Ohne Gewässerräume keine Vielfalt
Unsere Bäche und Seen machen zusammengerechnet «nur» vier Prozent der Landesfläche aus. Im Wasser und in den Übergangsbereichen zum Land finden jedoch über 80 Prozent der in der Schweiz vorkommenden Arten einen Lebensraum. Diese Artenhotspots stehen heute stark unter Druck. Durch die wachsende Bevölkerung, Urbanisierung und Intensivierung der Landwirtschaft ist ein Kampf um die endliche Ressource Boden entstanden. Dabei sind nicht nur die Fliessgewässer selbst, sondern auch deren unmittelbares Umfeld betroffen. 22 Prozent der Schweizer Fliessgewässer sind heute künstlich begradigt oder stark verbaut – im Mittelland sogar 50 Prozent. Strassen, Siedlungen und intensiv genutzte, landwirtschaftliche Flächen reichen vielerorts bis an die Gewässerränder. Die Konsequenzen sind mitunter dramatisch. Laut den Roten Listen des BAFU gelten heute rund 65 Prozent der ans Gewässer gebundenen Arten als ausgestorben, bedroht oder potentiell gefährdet (ohne Moose).
Gegen das Gesetz
Die korrekte Umsetzung der gesetzlichen Vorgaben zur Gewässerraumausscheidung ist damit von entscheidender Bedeutung. Der Bund hat hierzu Minimalvorgaben definiert. Zuständig für die Umsetzung sind aber die Kantone, welche die Aufgabe wiederum an die Gemeinden weitergeben. Hierzu dürfen die Kantone die Bundesvorgaben zwar durch eigene Gesetze und Vorgaben präzisieren, aber nicht schmälern. In der Realität läuft es jedoch häufig genau darauf hinaus.

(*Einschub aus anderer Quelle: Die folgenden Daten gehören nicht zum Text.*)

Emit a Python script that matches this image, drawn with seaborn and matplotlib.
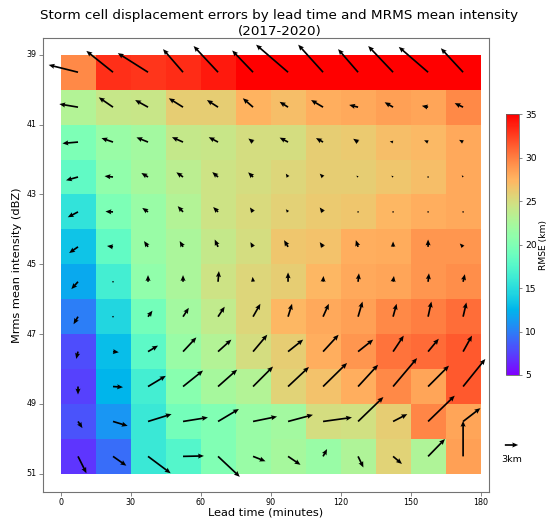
import numpy as np
import pandas as pd
import matplotlib
matplotlib.use("Agg")
import matplotlib.pyplot as plt
import seaborn as sns

# ---- data ----
lead_times = [7.5, 22.5, 37.5, 52.5, 67.5, 82.5, 97.5, 112.5, 127.5, 142.5, 157.5, 172.5]
intensity = [39, 40, 41, 42, 43, 44, 45, 46, 47, 48, 49, 50]
x_tick_labels = ["0", "30", "60", "90", "120", "150", "180"]
y_tick_labels = ["39", "41", "43", "45", "47", "49", "51"]

rmse_39 = [29.6, 33.2, 33.0, 33.3, 34.0, 35, 35, 35, 35, 35, 35, 35]
rmse_40 = [23.0, 24.2, 24.3, 26.0, 26.0, 27.5, 27.0, 27.8, 28.0, 28.5, 28.3, 29.5]
rmse_41 = [19.8, 21.5, 22.0, 24.0, 24.3, 25.0, 25.0, 26.0, 26.3, 27.0, 27.2, 28.0]
rmse_42 = [18.2, 21.0, 22.3, 23.5, 24.5, 25.0, 25.5, 26.0, 26.0, 26.5, 27.0, 28.0]
rmse_43 = [15.5, 19.8, 21.5, 23.0, 24.5, 25.2, 25.8, 26.3, 26.5, 27.3, 27.8, 28.0]
rmse_44 = [13.4, 18.3, 21.5, 22.5, 24.0, 25.0, 26.5, 26.7, 27.8, 27.9, 29.0, 29.0]
rmse_45 = [12.0, 16.5, 21.0, 22.5, 24.5, 25.5, 26.0, 27.3, 28.0, 28.3, 29.0, 29.3]
rmse_46 = [10.0, 14.5, 19.3, 22.0, 23.8, 25.5, 27.3, 28.0, 28.5, 29.5, 30.0, 30.7]
rmse_47 = [8.0, 13.0, 18.0, 21.5, 23.0, 25.0, 26.0, 27.8, 29.0, 30.5, 30.8, 31.5]
rmse_48 = [7.5, 12.5, 16.5, 20.5, 22.3, 23.0, 25.7, 26.7, 27.8, 29.5, 28.3, 31.5]
rmse_49 = [8.2, 11.0, 16.0, 19.3, 20.0, 21.5, 22.0, 25.0, 24.7, 26.0, 29.7, 28.3]
rmse_50 = [7.0, 9.3, 16.0, 17.5, 20.0, 21.5, 22.3, 21.5, 22.8, 25.7, 22.8, 28.5]

# displacement error components (km), u eastward, v upward on the plot
u_39 = [-6.6, -6.0, -6.8, -4.5, -5.5, -4.7, -7.2, -5.6, -4.5, -5.6, -6.6, -5.0]
v_39 = [1.65, 4.8, 4.3, 5.2, 5.9, 4.9, 6.2, 6.2, 5.2, 5.9, 5.7, 5.4]
u_40 = [-4.2, -3.2, -2.9, -3.2, -2.5, -2.3, -1.9, -2.7, -2.0, -1.9, -1.4, -1.9]
v_40 = [0.7, 2.2, 1.6, 2.0, 1.6, 2.0, 1.2, 1.6, 0.5, 1.1, 0.3, 0.9]
u_41 = [-3.5, -2.6, -2.6, -2.5, -2.1, -1.05, -1.9, -1.6, -1.1, -0.75, -0.9, -0.9]
v_41 = [-0.3, 0.9, 1.05, 1.1, 1.1, 0.8, 1.0, 0.9, 0.75, 0.15, 0.4, 0.5]
u_42 = [-2.7, -1.9, -1.5, -1.5, -1.3, -1.1, -0.5, -0.75, -0.4, -0.4, -0.2, -0.3]
v_42 = [-0.75, 0.2, 0.9, 1.05, 1.1, 1.05, 0.75, 0.75, 0.3, 0.3, 0.1, 0.4]
u_43 = [-2.3, -1.7, -1.3, -1.2, -1.1, -0.7, -0.5, -0.75, -0.1, -0.1, -0.1, -0.05]
v_43 = [-1.2, 0.1, 0.9, 1.3, 1.1, 1.0, 0.6, 1.0, 0.1, 0.1, 0.05, -0.05]
u_44 = [-2.0, -1.35, -0.9, -0.75, -0.75, -0.6, -0.9, -0.75, -0.5, 0.0, 0.0, -0.75]
v_44 = [-1.4, 0.2, 1.3, 1.3, 1.65, 1.05, 1.5, 1.05, 1.5, 1.2, 1.65, 0.75]
u_45 = [-1.5, -0.1, 0.0, 0.0, 0.2, -0.1, 0.0, 0.1, 0.2, 0.2, 0.2, 0.4]
v_45 = [-1.65, 0.05, 1.5, 1.5, 2.4, 1.1, 2.1, 1.3, 1.9, 1.3, 1.9, 1.7]
u_46 = [-1.0, 0.05, 1.0, 1.3, 1.5, 1.65, 0.9, 1.3, 1.0, 0.8, 0.75, 0.75]
v_46 = [-1.7, -0.05, 1.35, 2.0, 2.25, 2.9, 2.9, 2.9, 3.4, 2.9, 3.4, 3.2]
u_47 = [-0.4, 1.3, 2.25, 3.0, 3.0, 3.2, 3.4, 3.5, 3.4, 2.4, 2.4, 2.0]
v_47 = [-1.65, -0.15, 1.35, 3.2, 2.7, 3.8, 2.7, 3.8, 2.7, 3.6, 2.9, 3.6]
u_48 = [0.0, 2.25, 4.0, 4.5, 4.3, 4.5, 4.7, 5.4, 4.5, 5.4, 4.7, 5.0]
v_48 = [-1.8, -0.15, 2.4, 3.6, 3.8, 4.5, 4.4, 5.3, 4.9, 6.4, 4.7, 6.2]
u_49 = [1.0, 3.3, 5.3, 5.6, 4.7, 5.4, 5.6, 6.5, 5.7, 3.2, 6.0, 3.9]
v_49 = [-1.5, -1.0, 1.65, 0.9, 2.8, 1.1, 1.5, 0.9, 5.5, 1.65, 5.8, 3.0]
u_50 = [1.9, 3.0, 5.1, 4.7, 4.9, 2.8, 2.8, 0.9, 1.2, 2.0, 3.8, 0.0]
v_50 = [-3.8, -2.1, -3.8, 0.1, -4.6, -1.1, -1.9, 1.65, -2.5, -1.7, 3.9, 8.0]

rmse = np.array([rmse_39, rmse_40, rmse_41, rmse_42, rmse_43, rmse_44,
                 rmse_45, rmse_46, rmse_47, rmse_48, rmse_49, rmse_50])
U = np.array([u_39, u_40, u_41, u_42, u_43, u_44, u_45, u_46, u_47, u_48, u_49, u_50])
V = np.array([v_39, v_40, v_41, v_42, v_43, v_44, v_45, v_46, v_47, v_48, v_49, v_50])

df = pd.DataFrame(rmse, index=intensity, columns=lead_times)

# ---- figure ----
W, H = 551, 518
fig = plt.figure(figsize=(W / 100, H / 100), dpi=100)
ax = fig.add_axes([43 / W, 1 - 492 / H, 446 / W, 454 / H])
cax = fig.add_axes([505.7 / W, 1 - 375 / H, 13.6 / W, 260.7 / H])

sns.heatmap(df, ax=ax, cmap="rainbow", vmin=5, vmax=35, cbar_ax=cax,
            cbar_kws={"ticks": [5, 10, 15, 20, 25, 30, 35]})

# arrows at cell centres
gx, gy = np.meshgrid(np.arange(len(lead_times)) + 0.5, np.arange(len(intensity)) + 0.5)
q = ax.quiver(gx, gy, U, V, angles="uv", scale_units="inches", scale=22.5,
              pivot="tail", width=0.0038, headwidth=3.0, headlength=3.5,
              headaxislength=3.1, color="black", zorder=3)
ax.quiverkey(q, 511.5 / W, 1 - 445 / H, 3, "3km", labelpos="S",
             coordinates="figure", fontproperties={"size": 6.8})

ax.set_xlim(-0.5, 12.24)
ax.set_ylim(12.52, -0.48)
ax.set_xticks(np.arange(0, 13, 2))
ax.set_xticklabels(x_tick_labels, rotation=0, fontsize=5.8)
ax.set_yticks(np.arange(0, 13, 2))
ax.set_yticklabels(y_tick_labels, rotation=0, fontsize=5.8)
ax.tick_params(length=3, width=0.6, color="0.45", pad=1.5)
for s in ax.spines.values():
    s.set_visible(True)
    s.set_color("0.45")
    s.set_linewidth(0.8)

ax.set_xlabel("Lead time (minutes)", fontsize=8.2)
ax.xaxis.set_label_coords(0.5, -(512.5 - 492) / 454, transform=ax.transAxes)
ax.xaxis.label.set_va("center")
ax.set_ylabel("Mrms mean intensity (dBZ)", fontsize=8.2)
ax.yaxis.set_label_coords(-(43 - 17) / 446, 0.5, transform=ax.transAxes)
ax.yaxis.label.set_va("center")

cb = ax.collections[0].colorbar
cb.outline.set_visible(True)
cb.outline.set_linewidth(0.6)
cb.outline.set_edgecolor("0.4")
cax.tick_params(labelsize=6.6, length=2.5, width=0.6, color="0.45", pad=1.5)
cb.set_label("RMSE (km)", fontsize=6.6, labelpad=2)

fig.text(0.507, 1 - 9.5 / H,
         "Storm cell displacement errors by lead time and MRMS mean intensity\n(2017-2020)",
         ha="center", va="top", fontsize=9.7, linespacing=1.2)

fig.savefig("out.png", dpi=100)
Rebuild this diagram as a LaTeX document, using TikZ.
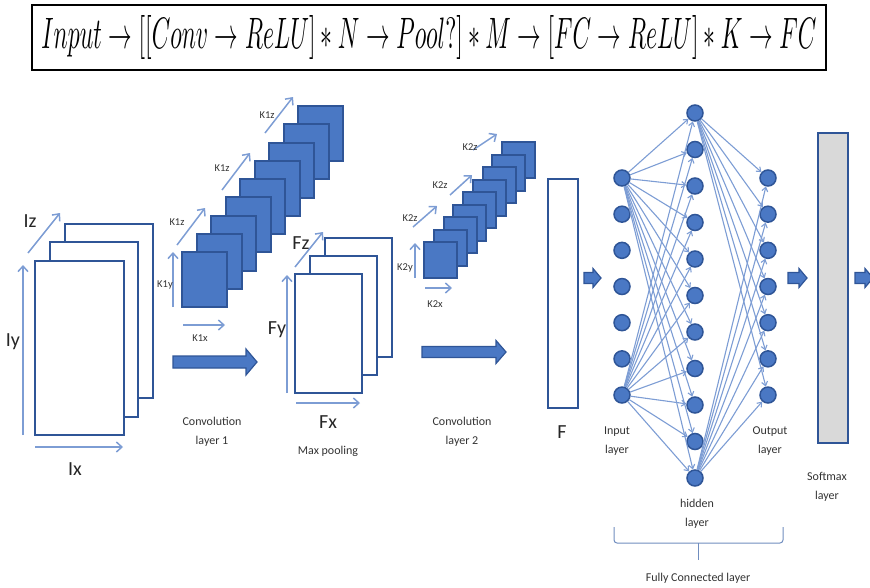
\documentclass[tikz,border=0pt]{standalone}
\usepackage[no-math]{fontspec}
\setmainfont{Carlito}
\usepackage{graphicx}
\usetikzlibrary{arrows.meta}
\definecolor{dkblue}{RGB}{47,85,151}
\definecolor{fillblue}{RGB}{74,120,196}
\definecolor{ltblue}{RGB}{125,157,212}
\definecolor{sgray}{RGB}{217,217,217}
\newcommand{\blockarr}[6]{\draw[barrow] (#1,#3-#4) -- (#2-#6,#3-#4) -- (#2-#6,#3-#5) -- (#2,#3) -- (#2-#6,#3+#5) -- (#2-#6,#3+#4) -- (#1,#3+#4) -- cycle;}
\begin{document}
\begin{tikzpicture}[x=1pt,y=-1pt,
  sheet/.style={draw=dkblue, line width=2.5pt, fill=white},
  kern/.style={draw=dkblue, line width=2pt, fill=fillblue},
  axisarr/.style={draw=ltblue, line width=1.5pt, -{Straight Barb[length=5.5pt,width=10pt]}},
  nnline/.style={draw=ltblue, line width=1.1pt, -{Straight Barb[length=4pt,width=6pt]}},
  neuron/.style={circle, fill=fillblue, draw=dkblue, line width=1.5pt, minimum size=16pt, inner sep=0pt},
  barrow/.style={fill=fillblue, draw=dkblue, line width=1.2pt},
  biglbl/.style={font=\fontsize{20}{20}\selectfont, text=black!85},
  smlbl/.style={font=\fontsize{12}{18.5}\selectfont, align=center, text=black!80},
  klbl/.style={font=\fontsize{10.5}{11}\selectfont, text=black!80}]
\useasboundingbox (0,0) rectangle (870,587);

% formula
\node[draw=black, line width=1.6pt, minimum width=794pt, minimum height=65pt, inner sep=0pt] (formula) at (429,37.5)
  {\resizebox{775pt}{33pt}{$Input \rightarrow [[Conv \rightarrow ReLU] * N \rightarrow Pool?] * M \rightarrow [FC \rightarrow ReLU] * K \rightarrow FC$}};

% input volume
\draw[sheet] (65,224) rectangle (153,398);
\draw[sheet] (50,242) rectangle (138,417);
\draw[sheet] (35,261) rectangle (124,435);
\draw[axisarr] (23,435) -- (23,265);
\draw[axisarr] (28,253) -- (60,213);
\draw[axisarr] (35,447) -- (123,447);
\node[biglbl] (iz) at (30,221) {Iz};
\node[biglbl] (iy) at (13,342) {Iy};
\node[biglbl] (ix) at (75,469) {Ix};

% kernel stack 1
\foreach \i in {8,...,0} \draw[kern] ({182+14.5*\i},{252-18.25*\i}) rectangle ++(45,55);
\draw[axisarr] (173,307) -- (173,252);
\draw[axisarr] (183,325) -- (225,325);
\draw[axisarr] (177,245) -- (205,208);
\draw[axisarr] (222,190) -- (250,153);
\draw[axisarr] (265,133) -- (293,97);
\node[klbl] (k1y) at (165,285) {K1y};
\node[klbl] (k1x) at (200,338) {K1x};
\node[klbl] (k1za) at (177,222) {K1z};
\node[klbl] (k1zb) at (222,168) {K1z};
\node[klbl] (k1zc) at (267,115) {K1z};

% arrow 1
\blockarr{173}{257}{362}{6}{13}{11}
\node[smlbl] (conv1) at (212,432) {Convolution\\layer 1};

% pooled volume
\draw[sheet] (325,238) rectangle (392,357);
\draw[sheet] (310,256) rectangle (377,375);
\draw[sheet] (295,274) rectangle (362,393);
\draw[axisarr] (287,393) -- (287,275);
\draw[axisarr] (295,267) -- (323,232);
\draw[axisarr] (296,403) -- (360,403);
\node[biglbl] (fz) at (301,243) {Fz};
\node[biglbl] (fy) at (277,330) {Fy};
\node[biglbl] (fx) at (328,422) {Fx};
\node[smlbl] (maxp) at (328,451) {Max pooling};

% arrow 2
\blockarr{422}{506}{352}{5.5}{11.5}{10}
\node[smlbl] (conv2) at (462,432) {Convolution\\layer 2};

% kernel stack 2
\foreach \i in {8,...,0} \draw[kern] ({424+9.75*\i},{242-12.5*\i}) rectangle ++(33,36);
\draw[axisarr] (415,278) -- (415,243);
\draw[axisarr] (425,288) -- (452,288);
\draw[axisarr] (413,227) -- (437,206);
\draw[axisarr] (450,195) -- (472,175);
\draw[axisarr] (473,150) -- (497,134);
\node[klbl] (k2y) at (405,268) {K2y};
\node[klbl] (k2x) at (435,304) {K2x};
\node[klbl] (k2za) at (410,218) {K2z};
\node[klbl] (k2zb) at (440,185) {K2z};
\node[klbl] (k2zc) at (470,147) {K2z};

% flatten
\draw[sheet] (548,179) rectangle (578,408);
\node[biglbl] (f) at (562,432) {F};

\blockarr{584}{601}{278}{5.5}{9.5}{8}

% fully connected
\foreach \k [evaluate=\k as \yy using 178+36.17*(\k-1)] in {1,...,7}
  \node[neuron] (i\k) at (622,\yy) {};
\foreach \k [evaluate=\k as \yy using 113+36.5*(\k-1)] in {1,...,11}
  \node[neuron] (h\k) at (695,\yy) {};
\foreach \k [evaluate=\k as \yy using 178+36.17*(\k-1)] in {1,...,7}
  \node[neuron] (o\k) at (768,\yy) {};
\foreach \j in {1,...,11} {
  \draw[nnline] (i1) -- (h\j);
  \draw[nnline] (i7) -- (h\j);
}
\foreach \j in {1,...,7} {
  \draw[nnline] (h1) -- (o\j);
  \draw[nnline] (h11) -- (o\j);
}
\node[smlbl] (inl) at (617,441) {Input\\layer};
\node[smlbl] (hidl) at (697,514) {hidden\\layer};
\node[smlbl] (outl) at (770,441) {Output\\layer};

\blockarr{788}{807}{278}{5.5}{9.5}{8}
\draw[sheet, fill=sgray] (818,133) rectangle (848,443);
\node[smlbl] (softl) at (827,487) {Softmax\\layer};
\blockarr{855}{873}{278}{5.5}{9.5}{8}

% brace
\draw[ltblue!90!black, line width=1pt, rounded corners=3pt] (614,527) -- (614,543) -- (783,543) -- (783,527);
\draw[ltblue!90!black, line width=1pt] (698,543) -- (698,560);
\node[smlbl] (fcl) at (698,578) {Fully Connected layer};
\end{tikzpicture}
\end{document}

Um einen Überblick über die kantonalen Gesetze und Vorgaben zu erhalten, haben die Umwelt- und Naturschutzverbände BirdLife, Pro Natura, WWF und Aqua Viva 2024 zwei Studien in Auftrag gegeben. Die erste Studie untersuchte die Abweichungen der kantonalen Gesetzgebung vom Bundesgesetz. Bei insgesamt zwölf Gesetzen aus zehn Kantonen wurden teilweise erhebliche Abweichungen vom Bundesgesetz festgestellt. Dies ist besorgniserregend. Die zweite Studie untersucht die Abweichungen von 25 kantonalen Vorgaben in Merkblättern und ähnlichen Arbeitshilfen. Als Basis diente die modulare Arbeitshilfe zur Festlegung des Gewässerraums der BPUK (2019). Auch hier haben wir 41 Abschwächungen nachgewiesen, fünf davon widersprechen klar den Bundesvorgaben.
Die Studien bestätigen, dass die Kantone ihren Handlungsspielraum bei der Gewässerraumausscheidung über das zulässige Mass hinaus ausreizen. Aqua Viva kann nur indirekt gegen kantonale Gesetze und Vorgaben vorgehen: Deshalb haben wir 2024 bei konkreten Gewässerraumausscheidungen in den Gemeinden mit Stellungnahmen, Informationsschreiben oder dem Ergreifen von Rechtsmitteln auf die Abweichungen zur Bundesvorgabe aufmerksam gemacht. Zwei Fälle werden im Folgenden beschrieben.
Kleine Gewässer – Gemeinde Freienbach (SZ)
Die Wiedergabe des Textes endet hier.